Her daughter is the sole executor and heir of Fred’s sizable estate. He was our dinner guest every Sunday for the past 7 years, golfed twice a week with Bob and we always included him in our BDay celebrations and trips to Abbotsford. Bob took him to the hospital on a Monday night in May, but within a few hours he was on life support unable to speak. On Wednesday he was gone.
According to his adopted daughter, Bob will receive a small cash “gift” if he agrees NOT to share it with me or Christine. Apparently, Fred wrote his Will in 1996 when his wife dictated the terms.
What am I feeling? I’d like to wake up on that “fresh beach.”
Love your photo!
Martha. All I can truly say is Holy Shit (no pun intended with regards to her death 🙂 What a mean and incredibly small woman to still want to spew her ugliness from beyond the grave. Such an incredible story and truly a cautionary tale of how NOT to live.
I think forgiveness is a good thing, but I think good ol’ anger is a good place to begin. I think I tend to try to get to forgiveness and understanding too soon and end up leapfrogging past very legitimate first emotions, like pure pissed-off, and very legitimate, anger.
I’ll meet you on that fresh beach!
You’re on! I’ve returned to potting as it’s my happy place. I can work all day and not have a negative thought.
I was surprised when her only daughter declared that her mom “was not a nice person who trashed everyone behind their back.” The whole family thought she was a very caring, considerate, outgoing person.
She also bad mouthed her daughter behind her back and told me that she saved their marriage by offering to “make it worth his while” if Ray stayed with her … promised to payoff their mortgage when she passed. She said there would be “no divorce on her watch.” Since she passed, I found out she went to Toronto to give up her first born son, came back, married the deadbeat father, then divorced him a year later. A few years later she proposed to Fred, who married her.
Appearances were important, don’t you know. I think Val spent it all on a new truck with a fancy 5th wheel (big sucker), new car, new boat, etc. Now she can work on her “bucket list” as she hit the jackpot.
Yeah, I’m not into forgiveness just yet.
Why are you so hard on yourself? It’s not your fault that your sister has problems and you can’t fix them. Easy for me to say, you say. No I’ve also learned the hard way, There comes a time where a person has to let go or go crazy. And frankly life is too short. Sail that anger, guilt, and all that crap into the ocean and spend time with people who love you.
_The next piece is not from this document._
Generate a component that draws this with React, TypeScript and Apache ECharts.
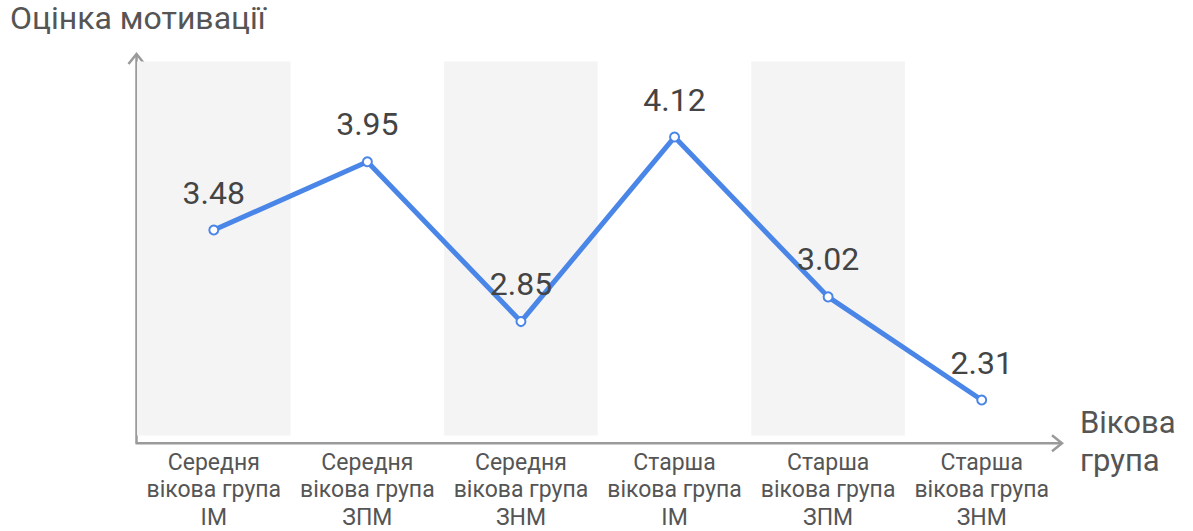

Amen Tina! I’m learning, but apparently I’m a bit of a slow learner. I was smiling as I read your comment and I’m smiling even harder as I write this reply as I read your comments again.
Thank you. I really love your thoughts about ‘sailing that anger, guilt and all that crap into the ocean’. I have really limited my exposure to her and the manipulation that comes from addiction.
I am choosing to be with people who are capable of love.